Understanding recipe units
A cup of flour is not a cup of butter.
Why volume-to-mass conversion needs the ingredient as an input, and the reason serious recipes weigh everything anyway.
Two kinds of conversion.
Volume-to-volume conversions are pure arithmetic — 1 cup is 236.6 ml (US) or 250 ml (metric), 1 tablespoon is three teaspoons, 1 ounce of liquid is about 29.6 ml. Those relationships hold regardless of what's inside the container. Volume-to-mass conversions are different: they depend on the density of the specific ingredient. A cup of flour weighs about 120 g; a cup of butter weighs about 227 g; a cup of honey weighs about 340 g. The "right" conversion factor isn't a constant.
mass = volume × density(ingredient)
Why volume is unreliable for dry ingredients.
A cup of flour can weigh anywhere from 100 g (sifted, scooped lightly) to 145 g (dipped and packed) — a 45 % range from the same word "cup". The variability is the reason most professional bakers refuse to use cups at all. Bread, pastry and laminated doughs are sensitive to hydration ratios within a few percent; if "1 cup of flour" can vary by a third, the recipe's water-to-flour balance is shot before you've started. The definition of a cup is fine; what's broken is asking the cook to compress an uncompressible quantity into a fixed shape consistently.
The US-vs-metric cup mismatch.
The US cup is 236.6 ml (16 US tablespoons of ½ fluid ounce each). The metric cup (Australia, New Zealand, sometimes Canada) is exactly 250 ml. The UK never uses cups for cooking — it uses fluid ounces (28.4 ml) and pounds. A recipe converted from US to metric volumes by the wrong cup is off by 5–6 %, which is small enough to ignore for stew and large enough to ruin macarons. When converting, always identify the cup standard first.
A worked example.
"2½ cups of all-purpose flour" — US cups by convention if the recipe is American. 2.5 × 236.6 ml = 591.5 ml of volume. Flour density ≈ 0.51 g/ml when scooped normally, so mass ≈ 591.5 × 0.51 ≈ 302 g. Confirm against the standard 120 g per cup figure: 2.5 × 120 = 300 g. The two routes agree within rounding because both use the same underlying density. Now do the same with butter — 0.96 g/ml — and you'd get 568 g, not flour's 302 g. Same volume, double the mass.
2½ cups all-purpose flour
1 US cup = 236.6 ml ; flour density ≈ 0.51 g/ml
Volume × density gives mass. Always specify ingredient.
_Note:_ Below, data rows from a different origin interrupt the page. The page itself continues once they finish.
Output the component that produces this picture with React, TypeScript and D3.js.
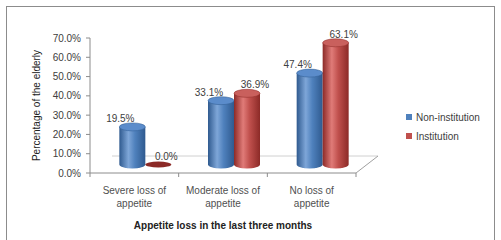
import React from "react";
import * as d3 from "d3";

const categories = [
  ["Severe loss of", "appetite"],
  ["Moderate loss of", "appetite"],
  ["No loss of", "appetite"],
];
const seriesNames = ["Non-institution", "Institution"];
const nonInstitution = [19.5, 33.1, 47.4];
const institution = [0.0, 36.9, 63.1];
const yTicks = [0, 10, 20, 30, 40, 50, 60, 70];

const W = 501,
  H = 240;
const left = 90,
  right = 356,
  top = 38,
  bottom = 173;
const depthX = 22,
  depthY = -17;
const colors = [
  { dark: "#2f5a8f", mid: "#4f81bd", light: "#7ea6d8", topFill: "#5b8ccb" },
  { dark: "#8c2a27", mid: "#c0504d", light: "#e07b78", topFill: "#c9605d" },
];
const font = "'Liberation Sans', Arial, sans-serif";

export default function App() {
  const x = d3
    .scaleBand<number>()
    .domain(categories.map((_, i) => i))
    .range([left, right]);
  const y = d3.scaleLinear().domain([0, 70]).range([bottom, top]);
  const inner = d3
    .scaleBand<number>()
    .domain([0, 1])
    .range([0, 52]);

  const series = [nonInstitution, institution];
  const ry = 4;
  const labelShift = [-12, 8];

  return (
    <svg
      width={W}
      height={H}
      style={{ position: "absolute", left: 0, top: 0, background: "#fff" }}
    >
      <defs>
        {colors.map((c, i) => (
          <linearGradient key={i} id={`g${i}`} x1="0" x2="1" y1="0" y2="0">
            <stop offset="0" stopColor={c.dark} />
            <stop offset="0.35" stopColor={c.light} />
            <stop offset="0.6" stopColor={c.mid} />
            <stop offset="1" stopColor={c.dark} />
          </linearGradient>
        ))}
      </defs>
      <rect x={6.5} y={6.5} width={488} height={240} fill="#fff" stroke="#8c8c8c" />

      {/* floor */}
      <line x1={left + depthX} x2={right + depthX} y1={bottom + depthY} y2={bottom + depthY} stroke="#d0d0d0" />
      <line x1={right} x2={right + depthX} y1={bottom} y2={bottom + depthY} stroke="#a0a0a0" />
      <line x1={left} x2={right} y1={bottom} y2={bottom} stroke="#8c8c8c" />
      <line x1={left} x2={left} y1={top} y2={bottom} stroke="#8c8c8c" />
      {yTicks.map((t) => (
        <g key={t}>
          <line x1={left - 4} x2={left} y1={y(t)} y2={y(t)} stroke="#8c8c8c" />
          <text
            x={left - 9}
            y={y(t) + 3.5}
            textAnchor="end"
            fontSize={10}
            fontFamily={font}
            fill="#404040"
          >
            {t.toFixed(1) + "%"}
          </text>
        </g>
      ))}
      {categories.map((_, i) => (
        <line key={i} x1={x(i)! + x.bandwidth()} x2={x(i)! + x.bandwidth()} y1={bottom} y2={bottom + 4} stroke="#8c8c8c" />
      ))}
      <line x1={left} x2={left} y1={bottom} y2={bottom + 4} stroke="#8c8c8c" />

      {/* cylinders */}
      {categories.map((_, ci) =>
        series.map((vals, si) => {
          const v = vals[ci];
          const cx0 = x(ci)! + x.bandwidth() / 2 + depthX / 2 - 26;
          const bx = cx0 + inner(si)!;
          const bw = inner.bandwidth();
          const base = y(0) + depthY / 2;
          const topY = base - (y(0) - y(v));
          const cx = bx + bw / 2;
          const c = colors[si];
          return (
            <g key={`${ci}-${si}`}>
              {v > 0 ? (
                <>
                  <path
                    d={`M${bx},${topY} L${bx},${base} A${bw / 2},${ry} 0 0 0 ${bx + bw},${base} L${bx + bw},${topY} Z`}
                    fill={`url(#g${si})`}
                  />
                  <ellipse cx={cx} cy={topY} rx={bw / 2} ry={ry} fill={c.topFill} stroke={c.dark} strokeWidth={0.5} />
                </>
              ) : (
                <ellipse cx={cx} cy={base} rx={bw / 2} ry={ry - 1} fill={c.dark} />
              )}
              <text
                x={cx + labelShift[si]}
                y={topY - 5}
                textAnchor="middle"
                fontSize={10}
                fontFamily={font}
                fill="#404040"
              >
                {v.toFixed(1) + "%"}
              </text>
            </g>
          );
        })
      )}

      {/* category labels */}
      {categories.map((lines, i) => (
        <text
          key={i}
          x={x(i)! + x.bandwidth() / 2}
          textAnchor="middle"
          fontSize={10}
          fontFamily={font}
          fill="#505050"
        >
          {lines.map((l, j) => (
            <tspan key={j} x={x(i)! + x.bandwidth() / 2} y={194 + j * 13}>
              {l}
            </tspan>
          ))}
        </text>
      ))}

      <text x={223} y={229} textAnchor="middle" fontSize={10} fontWeight="bold" fontFamily={font} fill="#222">
        Appetite loss in the last three months
      </text>
      <text
        transform={`translate(40, ${(top + bottom) / 2}) rotate(-90)`}
        textAnchor="middle"
        fontSize={10}
        fontFamily={font}
        fill="#222"
      >
        Percentage of the elderly
      </text>

      {/* legend */}
      {seriesNames.map((n, i) => (
        <g key={n} transform={`translate(406, ${114 + i * 19})`}>
          <rect x={0} y={0} width={6} height={6} fill={colors[i].mid} />
          <text x={10} y={6.5} fontSize={10} fontFamily={font} fill="#404040">
            {n}
          </text>
        </g>
      ))}
    </svg>
  );
}
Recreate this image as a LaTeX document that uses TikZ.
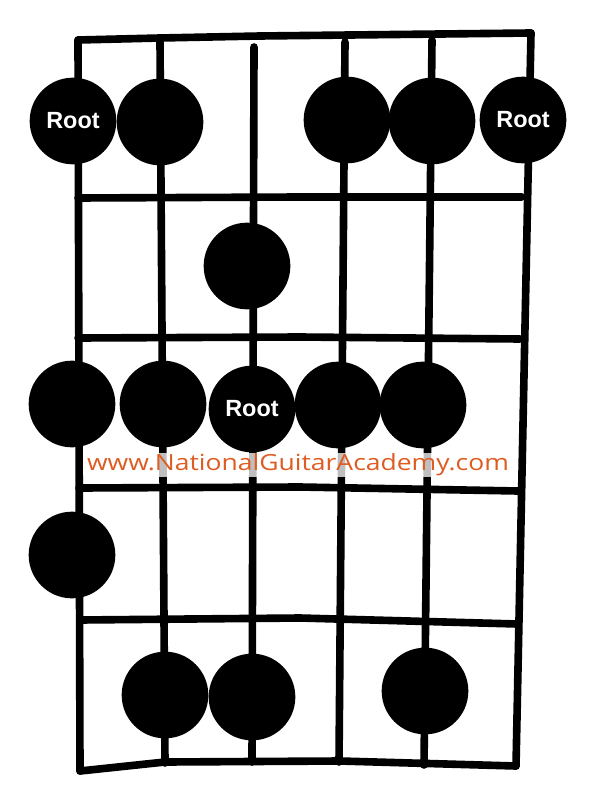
\documentclass[tikz,border=0pt]{standalone}
\usepackage{fontspec}
\usepackage{xcolor}
\usepackage{tikz}
\setmainfont{Liberation Sans}
\newfontfamily\markfont{Open Sans}
\definecolor{markorange}{RGB}{222,92,34}

\begin{document}
\begin{tikzpicture}[x=0.03cm, y=-0.03cm,
        fret/.style={line width=6.5pt, line cap=round, line join=round},
        note/.style={circle, fill=black, minimum size=2.6cm, inner sep=0pt, text=white, font=\bfseries\fontsize{20}{24}\selectfont}]
                \useasboundingbox (0,0) rectangle (600,794);
                % strings
                \coordinate (s1t) at (78,40);   \coordinate (s1b) at (80,771);
                \coordinate (s2t) at (160,42);  \coordinate (s2b) at (165,763);
                \coordinate (s3t) at (254,47);  \coordinate (s3b) at (252,762);
                \coordinate (s4t) at (345,42);  \coordinate (s4b) at (339,762);
                \coordinate (s5t) at (432,40);  \coordinate (s5b) at (424,765);
                \coordinate (s6t) at (531,33);  \coordinate (s6b) at (516,766);
                \draw[fret] (s1t) -- (s1b);
                \draw[fret] (s2t) -- (s2b);
                \draw[fret] (s3t) -- (s3b);
                \draw[fret] (s4t) -- (s4b);
                \draw[fret] (s5t) -- (s5b);
                \draw[fret] (s6t) -- (s6b);
                % frets
                \draw[fret] (s1t) -- (160,38) -- (260,36) -- (s6t);
                \draw[fret] (78,198) -- (300,197) -- (522,197);
                \draw[fret] (78,338) -- (300,337) -- (520,339);
                \draw[fret] (79,488) -- (300,487) -- (518,491);
                \draw[fret] (80,620) -- (300,618) -- (517,624);
                \draw[fret] (s1b) -- (165,762) -- (340,761) -- (s6b);
                % notes
                \node[note] at (73,121) (a1) {Root};
                \node[note] at (160,122) (a2) {};
                \node[note] at (347,120) (a4) {};
                \node[note] at (432,121) (a5) {};
                \node[note] at (523,120) (a6) {Root};
                \node[note] at (247,266) (b3) {};
                \node[note] at (72,404) (c1) {};
                \node[note] at (163,404) (c2) {};
                \node[note] at (252,409) (c3) {Root};
                \node[note] at (338,405) (c4) {};
                \node[note] at (423,405) (c5) {};
                \node[note] at (72,555) (d1) {};
                \node[note] at (165,695) (e2) {};
                \node[note] at (252,697) (e3) {};
                \node[note] at (425,691) (e5) {};
                % site mark
                \node[fill=white, fill opacity=0.75, text opacity=1, inner sep=1pt, text=markorange,
                      font=\markfont\fontsize{19}{21}\selectfont] at (298,465) (mark) {\scalebox{1.19}[1]{www.NationalGuitarAcademy.com}};
\end{tikzpicture}
\end{document}
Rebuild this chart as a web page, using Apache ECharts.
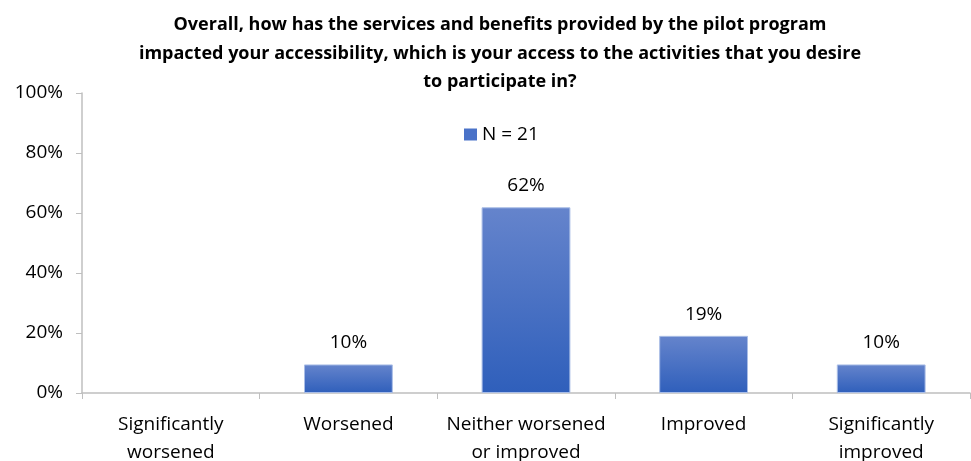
<!DOCTYPE html>
<html>
<head>
<meta charset="utf-8">
<script src="https://cdn.jsdelivr.net/npm/echarts@6/dist/echarts.min.js"></script>
<style>html,body{margin:0;padding:0;background:#fff}#c{width:971px;height:461px}</style>
</head>
<body>
<div id="c"></div>
<script>
const titleText = "Overall, how has the services and benefits provided by the pilot program\nimpacted your accessibility, which is your access to the activities that you desire\nto participate in?";
const categories = ["Significantly\nworsened", "Worsened", "Neither worsened\nor improved", "Improved", "Significantly\nimproved"];
const seriesName = "N = 21";
const values = [0, 9.52, 61.90, 19.05, 9.52];
const yTicks = [0, 20, 40, 60, 80, 100];

const FONT = '"Open Sans", sans-serif';
const chart = echarts.init(document.getElementById('c'), null, {renderer: 'canvas'});
chart.setOption({
  animation: false,
  backgroundColor: '#fff',
  title: {
    text: titleText,
    left: 495, top: 6, textAlign: 'center',
    textStyle: {fontFamily: FONT, fontSize: 18, fontWeight: 'bold', color: '#000', lineHeight: 28.5}
  },
  legend: {
    data: [{name: seriesName, itemStyle: {color: '#4a72c8', borderWidth: 0}}],
    left: 459, top: 120,
    itemWidth: 13, itemHeight: 12, itemGap: 8,
    icon: 'rect',
    textStyle: {fontFamily: FONT, fontSize: 19, color: '#000'}
  },
  grid: {left: 82, right: 1, top: 93, bottom: 68, containLabel: false, outerBoundsMode: 'none'},
  xAxis: {
    type: 'category',
    data: categories,
    axisLine: {lineStyle: {color: '#bfbfbf', width: 1.5}},
    axisTick: {show: true, alignWithLabel: false, length: 6, lineStyle: {color: '#bfbfbf'}},
    axisLabel: {fontFamily: FONT, fontSize: 19, color: '#000', lineHeight: 28, margin: 18, interval: 0}
  },
  yAxis: {
    type: 'value', min: yTicks[0], max: yTicks[yTicks.length - 1], interval: 20,
    axisLine: {show: true, lineStyle: {color: '#bfbfbf', width: 1.5}},
    axisTick: {show: true, length: 6, lineStyle: {color: '#bfbfbf'}},
    splitLine: {show: false},
    axisLabel: {fontFamily: FONT, fontSize: 19, color: '#000', margin: 19, formatter: v => v + '%'}
  },
  series: [{
    name: seriesName,
    type: 'bar',
    data: values.map(v => v > 0 ? v : {value: v, itemStyle: {borderWidth: 0, opacity: 0}}),
    barWidth: '50%',
    itemStyle: {
      color: new echarts.graphic.LinearGradient(0, 0, 0, 1, [
        {offset: 0, color: '#6584cc'},
        {offset: 1, color: '#2f5fbb'}
      ]),
      borderColor: '#a9bde6', borderWidth: 1
    },
    label: {
      show: true, position: 'top', distance: 12,
      fontFamily: FONT, fontSize: 19, color: '#000',
      formatter: p => p.value > 0 ? Math.round(p.value) + '%' : ''
    }
  }]
});
</script>
</body>
</html>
2.5 × 236.6 × 0.51 ≈ 301.7
= ≈ 302 g
2½ cups butter (same volume!)
Butter density ≈ 0.96 g/ml
The volume is identical to the flour case; the mass isn't.
2.5 × 236.6 × 0.96 ≈ 567.8
= ≈ 568 g
Ingredient densities to know.
A handful of densities cover most recipes: water 1.00 g/ml; milk 1.03; cream 0.99; honey 1.42; maple syrup 1.32; granulated sugar 0.85; brown sugar (packed) 0.93; all- purpose flour 0.52; cake flour 0.42; whole-wheat flour 0.55; cocoa powder 0.50; butter 0.96; vegetable oil 0.92; salt (fine) 1.20; salt (kosher, coarse) 0.66. Notice salts differ by a factor of nearly two — kosher salt vs table salt is one of the most common-failure conversions in recipes that travel.
Spoons are surprisingly consistent — for liquids.
A tablespoon is 15 ml almost everywhere except Australia (20 ml) and a few specific contexts in the US (14.79 ml). A teaspoon is 5 ml almost everywhere. For liquid measurements, "1 tbsp" is one of the more reliable units a recipe can specify. For dry ingredients, the same compression issue applies as with cups — "1 tbsp of flour" can vary from 7 g to 10 g depending on whether the cook leveled it. Salt and spice measurements are the only place where this variance reliably doesn't matter.
When precision matters.
For stews, casseroles, soups and most savoury cooking, volume measurements are fine — the technique tolerates wide ratios. For yeasted bread, laminated pastry, macarons, sponge cakes, sourdough, anything where hydration percentages matter — switch to grams and weigh everything. A £15 kitchen scale removes 90 % of recipe-failure variance in baking. The converter here helps you cross between the two worlds; the recommendation is to live mostly in grams once you start caring about consistency.